Why Are Some Resilient?
Talk to three different people on the street about their childhoods, and you will likely hear stories of dysfunction from each one. Truth is, few people and even fewer families thrive in today’s world without some degree of heartache, struggle, and strife. More than half of children born to married parents today will be children of divorce before their 18th birthdays. Even among the almost 50% of marriages that remain intact, the statistics for infidelity, addiction, and abuse are alarming.
So, why do some overcome these struggles and succeed in life, and some spend their lives blaming the world for their problems and their poor choices.
Wayne and I watched a special the other night on CourtTV. A horrific murder suspect was identified through the use of forensics and criminal profiling. During the trial, the murderer tried to appeal to the jury when he blamed his choices on his past. He was abused and then abandoned by his parents at a young age; then, he was adopted and then abandoned by missionary parents. He claimed he was a victim as a child, and this was the reason for his anger and his violent behaviors.
Thankfully, they jury convicted him, despite his pleas and blaming everybody else for his problems. Given the society we live in, my guess is that more than half the jurors had also experienced issues of abandonment and/or abuse at some point in their lives. They were able to see that this man was responsible for his actions.
Stephen Covey, author of 7 Habits of Highly Effective People, discusses the issue of response in his book. While we may not have control over the events in our lives, all of us have direct control over our response to these events. We can respond proactively, based on principles, or reactively, allowing the event itself to dictate how we will respond. It becomes our response, not the event itself, that determines the outcome of any situation.

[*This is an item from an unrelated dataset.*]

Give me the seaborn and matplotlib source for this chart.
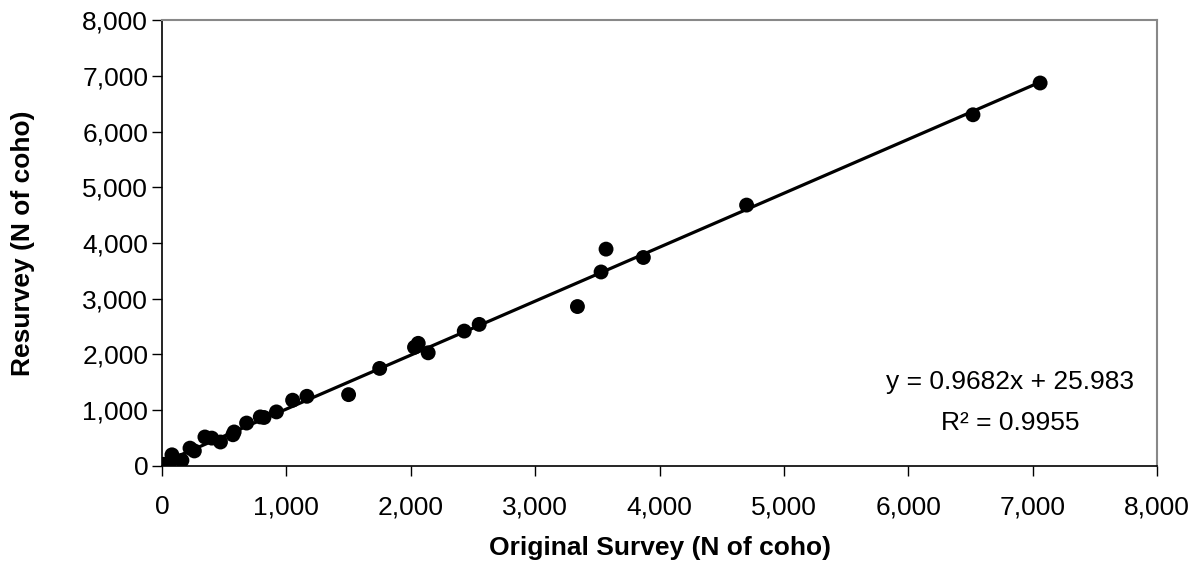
import numpy as np
import pandas as pd
import seaborn as sns
import matplotlib.pyplot as plt
from matplotlib.ticker import FuncFormatter

# Relevé original vs second relevé (nombre de coho)
original = [0, 5, 15, 30, 60, 80, 160, 225, 260, 345, 400, 470, 570, 580,
            680, 790, 820, 920, 1050, 1165, 1500, 1750, 2030, 2060, 2140,
            2430, 2550, 3340, 3530, 3570, 3870, 4700, 6520, 7060]
resurvey = [0, 10, 30, 5, 50, 200, 100, 320, 270, 520, 500, 430, 560, 610,
            770, 880, 870, 970, 1180, 1250, 1280, 1750, 2130, 2200, 2030,
            2420, 2540, 2860, 3480, 3890, 3740, 4680, 6300, 6870]

equation = "y = 0.9682x + 25.983"
r_squared = "R² = 0.9955"
x_label = "Original Survey (N of coho)"
y_label = "Resurvey (N of coho)"

df = pd.DataFrame({'original': original, 'resurvey': resurvey})

sns.set_style('white')
plt.rcParams['font.family'] = ['Liberation Sans', 'DejaVu Sans']
plt.rcParams['text.color'] = 'black'
plt.rcParams['axes.labelcolor'] = 'black'
plt.rcParams['xtick.color'] = 'black'
plt.rcParams['ytick.color'] = 'black'

fig = plt.figure(figsize=(12.01, 5.75), dpi=100)
ax = fig.add_axes([0.1349, 0.1896, 0.8285, 0.7756])

sns.regplot(data=df, x='original', y='resurvey', ax=ax, ci=None,
            scatter_kws={'s': 115, 'color': 'black', 'edgecolors': 'none', 'alpha': 1},
            line_kws={'color': 'black', 'lw': 2.3}, truncate=True)

ax.set_xlim(0, 8000)
ax.set_ylim(0, 8000)
ax.set_xticks(np.arange(0, 8001, 1000))
ax.set_yticks(np.arange(0, 8001, 1000))
fmt = FuncFormatter(lambda v, p: f"{int(v):,}")
ax.xaxis.set_major_formatter(fmt)
ax.yaxis.set_major_formatter(fmt)
ax.tick_params(axis='both', direction='out', length=7, width=1, colors='black',
               labelsize=19, bottom=True, left=True)
ax.tick_params(axis='x', pad=14)
ax.tick_params(axis='y', pad=3)

for side in ['left', 'bottom']:
    ax.spines[side].set_color('black')
    ax.spines[side].set_linewidth(1.2)
for side in ['top', 'right']:
    ax.spines[side].set_color('#888888')
    ax.spines[side].set_linewidth(1.5)

ax.set_xlabel(x_label, fontsize=19, fontweight='bold', va='center', color='black')
ax.set_ylabel(y_label, fontsize=19, fontweight='bold', va='center', color='black')
ax.xaxis.set_label_coords(0.5, -0.184)
ax.yaxis.set_label_coords(-0.14, 0.5)

ax.text(6820, 1510, equation, ha='center', va='center', fontsize=19, color='black')
ax.text(6820, 770, r_squared, ha='center', va='center', fontsize=19, color='black')

plt.savefig("out.png", dpi=100)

Why do some of us respond proactively to abuse and abandonment, while some choose to react negatively to circumstances in their lives? There are a number of reasons some people do not learn to respond appropriately, including mental illness or chemical imbalance. Most often, though, they react negatively to events because they never learn to take control of their own responses. There is so much power in this realization; the outcome of any situation and life itself can be positively influenced when we take control of our responses.
I kept a framed copy of the equation, E+R=O, in my classroom. Throughout the year, students and I would discuss events, both real and hypothetical. We would brainstorm responses and possible responses, and we would identify these as proactive or reactive. Students learned that the outcome of situations was more closely related to their response to the situation than to the event itself.
This murderer may have had a miserable childhood, but so did I. I was abused for more than six years by mother, abandoned by my drug addicted/alcoholic father, and spent all my vital teenage years in a number of different foster care facilities and a children’s home. The difference in the outcome for him and me is not the events in our lives; the difference has everything to do with our responses to those events!